Your instructions >>
Check each line of the records below and collect those that include the word "with".

------------------------------------

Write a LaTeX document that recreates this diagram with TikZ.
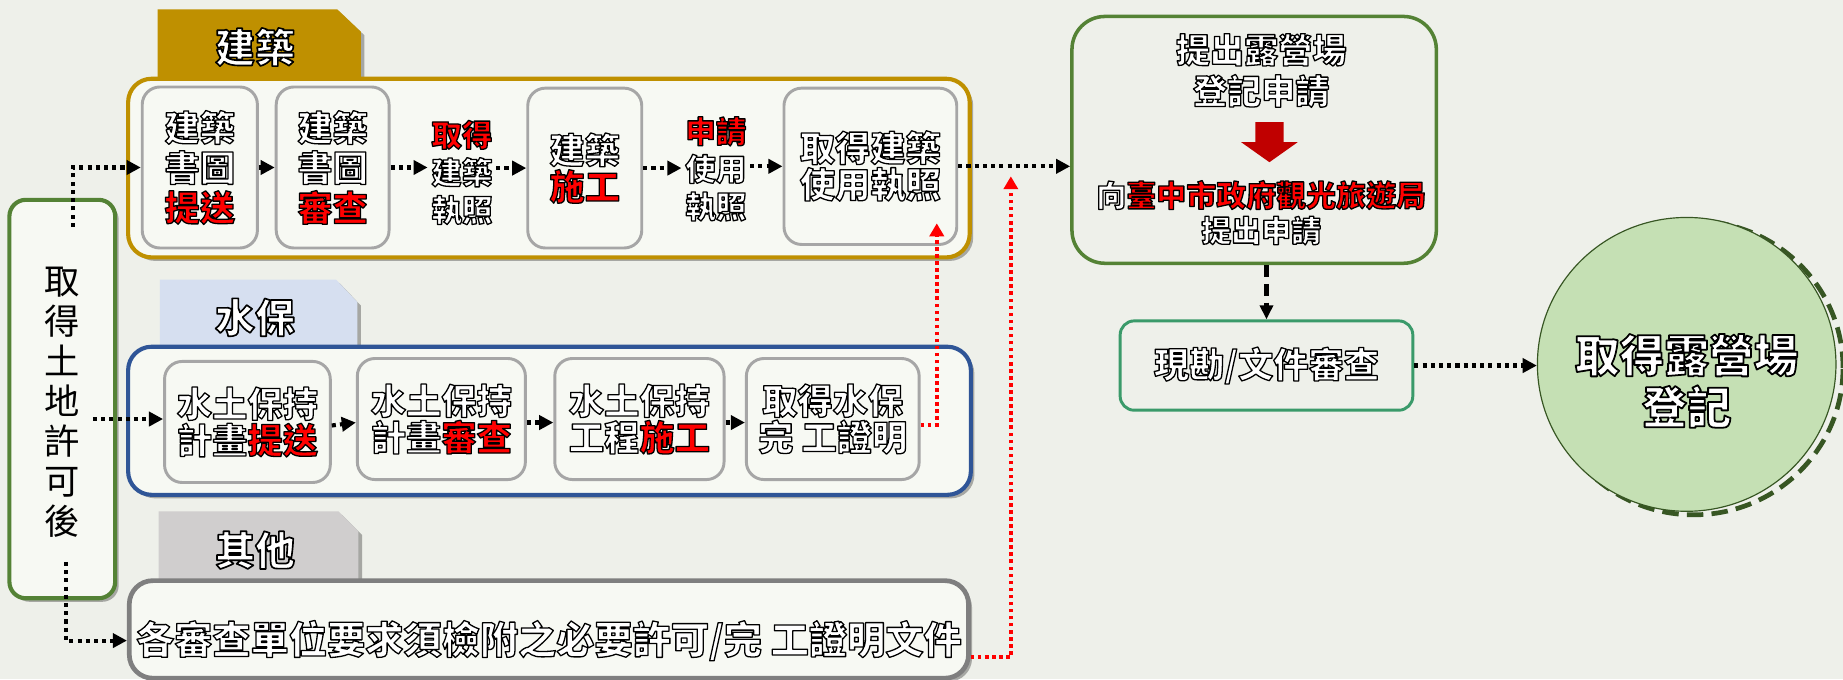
\documentclass[tikz,border=0pt]{standalone}
\usepackage{fontspec}
\setmainfont{Noto Sans CJK TC}
\newfontfamily\heavy{Noto Sans CJK TC Black}
\usetikzlibrary{arrows.meta,shadows,shapes.geometric}
\definecolor{bgc}{HTML}{EEF0EA}
\definecolor{boxf}{HTML}{F7F9F3}
\definecolor{goldc}{HTML}{BF9000}
\definecolor{bluec}{HTML}{2F5597}
\definecolor{ltblue}{HTML}{D6DFF0}
\definecolor{greytab}{HTML}{D0CECE}
\definecolor{greyb}{HTML}{7F7F7F}
\definecolor{innerc}{HTML}{A6A6A6}
\definecolor{greenc}{HTML}{548235}
\definecolor{tealc}{HTML}{3A9A6A}
\definecolor{ellf}{HTML}{C5E0B4}
\definecolor{elld}{HTML}{375623}
\definecolor{darkred}{HTML}{C00000}
% white/red text with a black outline, drawn once (fill + stroke, round joins)
\newcommand\glow[3]{\textcolor{#1}{\special{pdf:literal direct 0 0 0 RG 1 j 1 J 2 Tr #2 w}#3\special{pdf:literal direct 0 Tr}}}
\newcommand\W[2][1.1]{\glow{white}{#1}{#2}}
\newcommand\RD[2][1.1]{\glow{red}{#1}{#2}}
\tikzset{
  shd/.style={drop shadow={shadow xshift=3pt,shadow yshift=-3pt,opacity=.3,fill=black}},
  grp/.style={shd,rounded corners=20pt,fill=boxf,line width=3.5pt,inner sep=0pt},
  stepbox/.style={draw=innerc,line width=2.5pt,rounded corners=15pt,fill=boxf,inner sep=0pt,align=center},
  fa/.style={font=\heavy\fontsize{30}{34}\selectfont},
  fb/.style={font=\heavy\fontsize{26}{32}\selectfont},
  fc/.style={font=\heavy\fontsize{30}{31}\selectfont},
  ftab/.style={font=\heavy\fontsize{34}{36}\selectfont},
  plain/.style={inner sep=3pt,align=center},
  flow/.style={line width=3.5pt,dash pattern=on 3.5pt off 3.5pt,-{Triangle[length=12pt,width=12pt]}},
  redflow/.style={flow,draw=red,line width=3pt,dash pattern=on 3pt off 3pt,-{Triangle[length=11pt,width=12pt,fill=red]}},
}
\begin{document}
\begin{tikzpicture}[x=1pt,y=-1pt]
\useasboundingbox (0,0) rectangle (1568,578);
\fill[bgc] (0,0) rectangle (1568,578);
% tabs
\fill[goldc,shd] (134,75) -- (134,8) -- (287,8) -- (307,27) -- (307,75) -- cycle;
\fill[ltblue,shd] (136,300) -- (136,238) -- (286,238) -- (304,257) -- (304,300) -- cycle;
\fill[greytab,shd] (135,500) -- (135,435) -- (288,435) -- (305,452) -- (305,500) -- cycle;
\node[ftab,plain] (tabB) at (217,40) {\W[1.4]{建築}};
\node[ftab,plain] (tabW) at (217,270) {\W[1.4]{水保}};
\node[ftab,plain] (tabO) at (217,468) {\W[1.4]{其他}};
% group boxes
\node[grp,draw=goldc,minimum width=716pt,minimum height=152pt] (gB) at (467,143) {};
\node[grp,draw=bluec,minimum width=717pt,minimum height=126pt] (gW) at (467.5,358) {};
\node[grp,draw=greyb,line width=4pt,minimum width=714pt,minimum height=83pt] (ob) at (467,535.5) {};
% left box
\node[shd,draw=greenc,line width=3.5pt,rounded corners=14pt,fill=boxf,minimum width=90pt,minimum height=339pt,inner sep=0pt] (lb) at (53,339.5) {};
\node[plain,font=\fontsize{30}{34}\selectfont] (lbt) at (53,342) {取\\得\\土\\地\\許\\可\\後};
% building steps
\node[stepbox,fa,minimum width=98pt,minimum height=137pt] (b1) at (170,142.5) {\W{建築}\\\W{書圖}\\\RD{提送}};
\node[stepbox,fa,minimum width=96pt,minimum height=137pt] (b2) at (283,142.5) {\W{建築}\\\W{書圖}\\\RD{審查}};
\node[plain,fb] (t3) at (393,147) {\RD{取得}\\\W{建築}\\\W{執照}};
\node[stepbox,fc,minimum width=97pt,minimum height=136pt] (b3) at (497.5,143) {\W{建築}\\\RD{施工}};
\node[plain,fb] (t4) at (609,144) {\RD{申請}\\\W{使用}\\\W{執照}};
\node[stepbox,fc,minimum width=147pt,minimum height=133pt] (b4) at (740.5,141.5) {\W{取得建築}\\\W{使用執照}};
% water steps
\node[stepbox,fc,minimum width=141pt,minimum height=103pt] (wb1) at (210.5,359) {\W{水土保持}\\\W{計畫}\RD{提送}};
\node[stepbox,fc,minimum width=143pt,minimum height=103pt] (wb2) at (375.5,356.5) {\W{水土保持}\\\W{計畫}\RD{審查}};
\node[stepbox,fc,minimum width=144pt,minimum height=103pt] (wb3) at (544,356.5) {\W{水土保持}\\\W{工程}\RD{施工}};
\node[stepbox,fc,minimum width=147pt,minimum height=103pt] (wb4) at (708.5,356.5) {\W{取得水保}\\\W{完 工證明}};
% other text
\node[plain,font=\heavy\fontsize{32.5}{34}\selectfont] (otx) at (467,545) {\W{各審查單位要求須檢附之必要許可/完 工證明文件}};
% right side
\node[draw=greenc,line width=3pt,rounded corners=28pt,fill=bgc,minimum width=310pt,minimum height=210pt,inner sep=0pt] (rb) at (1067,119) {};
\node[plain,font=\heavy\fontsize{29}{35}\selectfont] (rt1) at (1073,60) {\W{提出露營場}\\\W{登記申請}};
\fill[darkred] (1068,104) -- (1092,104) -- (1092,121) -- (1104,121) -- (1080,138) -- (1056,121) -- (1068,121) -- cycle;
\node[plain,font=\heavy\fontsize{25.5}{30}\selectfont] (rt2) at (1073,181) {\W{向}\RD{臺中市政府觀光旅遊局}\\\W{提出申請}};
\node[draw=tealc,line width=2.5pt,rounded corners=12pt,fill=bgc,minimum width=249pt,minimum height=76pt,inner sep=0pt,fc] (hk) at (1077.5,311) {\W{現勘/文件審查}};
\node[ellipse,draw=elld,line width=4pt,dash pattern=on 14pt off 7pt,minimum width=254pt,minimum height=250pt,inner sep=0pt] (elsh) at (1441,313) {};
\node[ellipse,draw=elld,line width=1pt,fill=ellf,minimum width=254pt,minimum height=250pt,inner sep=0pt] (el) at (1435,310) {};
\node[plain,font=\heavy\fontsize{38}{44}\selectfont] (elt) at (1435,324) {\W[1.5]{取得露營場}\\\W[1.5]{登記}};
% connectors
\coordinate (g1) at (62,193);
\draw[flow] (g1) |- (b1.west);
\draw[flow] (b1.east) -- (b2.west);
\draw[flow] (b2.east) -- (b2.east -| t3.west);
\draw[flow] (t3.east |- b3.west) -- (b3.west);
\draw[flow] (b3.east) -- (b3.east -| t4.west);
\draw[flow] (t4.east |- b4.west) -- (b4.west);
\draw[flow] (b4.east) -- (b4.east -| rb.west);
\coordinate (g2) at (79,356.5);
\draw[flow] (g2) -- (g2 -| wb1.west);
\draw[flow] ([yshift=-3pt]wb1.east) -- ([yshift=-3pt]wb2.west);
\draw[flow] ([yshift=-3pt]wb2.east) -- ([yshift=-3pt]wb3.west);
\draw[flow] ([yshift=-3pt]wb3.east) -- ([yshift=-3pt]wb4.west);
\coordinate (g3) at (56,478);
\draw[flow] (g3) |- (ob.west |- otx);
\coordinate (r1) at (797,190);
\draw[redflow] ([yshift=-5pt]wb4.east) -| (r1);
\coordinate (r2) at (860,150);
\draw[redflow] ([yshift=-23.5pt]ob.east) -| (r2);
\draw[line width=3.5pt,dash pattern=on 10pt off 6pt,-{Triangle[length=12pt,width=11pt]}] (hk.north |- rb.south) -- (hk.north);
\draw[flow] (hk.east) -- (hk.east -| el.west);
\end{tikzpicture}
\end{document}
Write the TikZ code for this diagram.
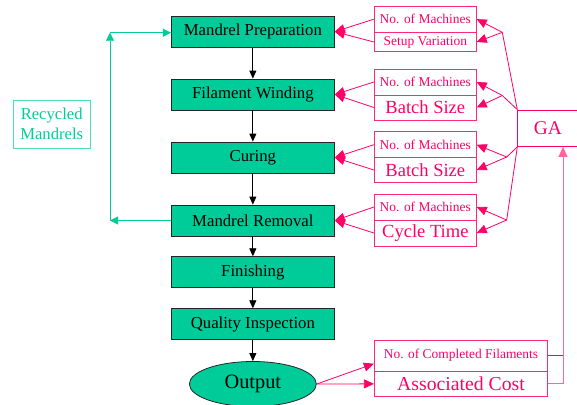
\documentclass[tikz,border=0pt]{standalone}
\usepackage{fontspec}
\setmainfont{Liberation Serif}
\usetikzlibrary{shapes.geometric}
\usetikzlibrary{arrows.meta}
\usetikzlibrary{calc}
\tikzset{>={Triangle[length=8bp,width=7bp]}}
\definecolor{procgreen}{RGB}{0,204,153}
\definecolor{recycle}{RGB}{0,204,153}
\definecolor{gapink}{RGB}{255,0,102}
\definecolor{gaedge}{RGB}{255,40,120}
\definecolor{galight}{RGB}{255,102,153}

\begin{document}
\begin{tikzpicture}[x=1bp,y=-1bp,line width=0.8bp,
    proc/.style={draw=black!85,fill=procgreen,minimum width=163bp,minimum height=31bp,inner sep=0pt,font=\fontsize{16.8}{18}\selectfont},
    parbox/.style={draw=gaedge,text=gapink,minimum width=102bp,inner sep=0pt},
    smalltxt/.style={font=\fontsize{13.5}{15}\selectfont},
    bigtxt/.style={font=\fontsize{18.6}{20}\selectfont},
    garrow/.style={->,draw=gapink,>={Triangle[length=10bp,width=9bp]}},
    recyc/.style={->,draw=recycle,>={Triangle[length=8bp,width=8bp]}}]
    \clip (0,0) rectangle (577,404);

    % process chain
    \node[proc] (prep) at (252.85,31.7) {Mandrel Preparation};
    \node[proc] (wind) at (252.85,94.5) {Filament Winding};
    \node[proc] (cure) at (252.85,157.5) {Curing};
    \node[proc] (remove) at (252.85,220.5) {Mandrel Removal};
    \node[proc] (finish) at (252.85,272.2) {Finishing};
    \node[proc] (inspect) at (252.85,324.2) {Quality Inspection};
    \node[ellipse,draw=black!85,fill=procgreen,minimum width=127bp,minimum height=45bp,inner sep=0pt,font=\fontsize{20.4}{22}\selectfont] (out) at (252.85,384) {Output};
    \foreach \a/\b in {prep/wind,wind/cure,cure/remove,remove/finish,finish/inspect,inspect/out} {
      \draw[->] (\a.south) -- (\b.north);
    }

    % recycled mandrels loop
    \node[draw=recycle!70,text=recycle,align=center,minimum width=76.7bp,minimum height=48.3bp,inner sep=0pt,font=\fontsize{16.7}{20}\selectfont] (recycled) at (51.7,124.2) {Recycled\\Mandrels};
    \coordinate (loopbot) at (110,220.5);
    \coordinate (looptop) at (110,32.7);
    \draw[recyc] (remove.west) -- (loopbot);
    \draw[recyc] (loopbot) -- (looptop);
    \draw[recyc] (looptop) -- (prep.west |- looptop);

    % GA box
    \node[draw=gapink,text=gapink,minimum width=60.3bp,minimum height=36.5bp,inner sep=0pt,font=\fontsize{19.5}{21}\selectfont] (ga) at (547.85,128.25) {GA};

    % parameters set by the GA
    \foreach \p/\n/\yt/\yb/\hb/\txt/\fnt/\bx/\by/\corner in {
        prep/1/19.15/42/19.4/Setup Variation/smalltxt/502.3/32.3/north west,
        wind/2/82/107.5/25/Batch Size/bigtxt/502.3/95.5/north west,
        cure/3/144.7/170/24.6/Batch Size/bigtxt/506.7/157/south west,
        remove/4/207/233/26/Cycle Time/bigtxt/506.7/220/south west} {
      \node[parbox,smalltxt,minimum height=26bp] (mach\n) at (425.3,\yt) {No. of Machines};
      \node[parbox,\fnt,minimum height=\hb bp] (var\n) at (425.3,\yb) {\txt};
      \coordinate (branch\n) at (\bx,\by);
      \draw[gapink] (ga.\corner) -- (branch\n);
      \draw[garrow] (branch\n) -- (mach\n.east);
      \draw[garrow] (branch\n) -- (var\n.east);
      \draw[garrow] (mach\n.west) -- (\p.east);
      \draw[garrow] (var\n.west) -- (\p.east);
    }

    % output measures
    \node[parbox,smalltxt,minimum width=173.4bp,minimum height=31bp] (filaments) at (461,355.5) {No. of Completed Filaments};
    \node[parbox,font=\fontsize{19.8}{21}\selectfont,minimum width=173.4bp,minimum height=25.7bp] (cost) at (461,383.85) {Associated Cost};
    \draw[garrow] (out.east) -- ($(filaments.south west)+(0,-7.7)$);
    \draw[garrow] (out.east) -- (cost.west);
    \coordinate (rise) at ([xshift=15.15bp]ga.south);
    \draw[gapink] (filaments.east) -- (filaments.east -| rise);
    \draw[->,draw=galight,>={Triangle[length=10bp,width=9bp]}] (cost.east) -| (rise);
\end{tikzpicture}
\end{document}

------------------------------------

Task output >>
Write a LaTeX document that recreates this diagram with TikZ.
% white/red text with a black outline, drawn once (fill + stroke, round joins)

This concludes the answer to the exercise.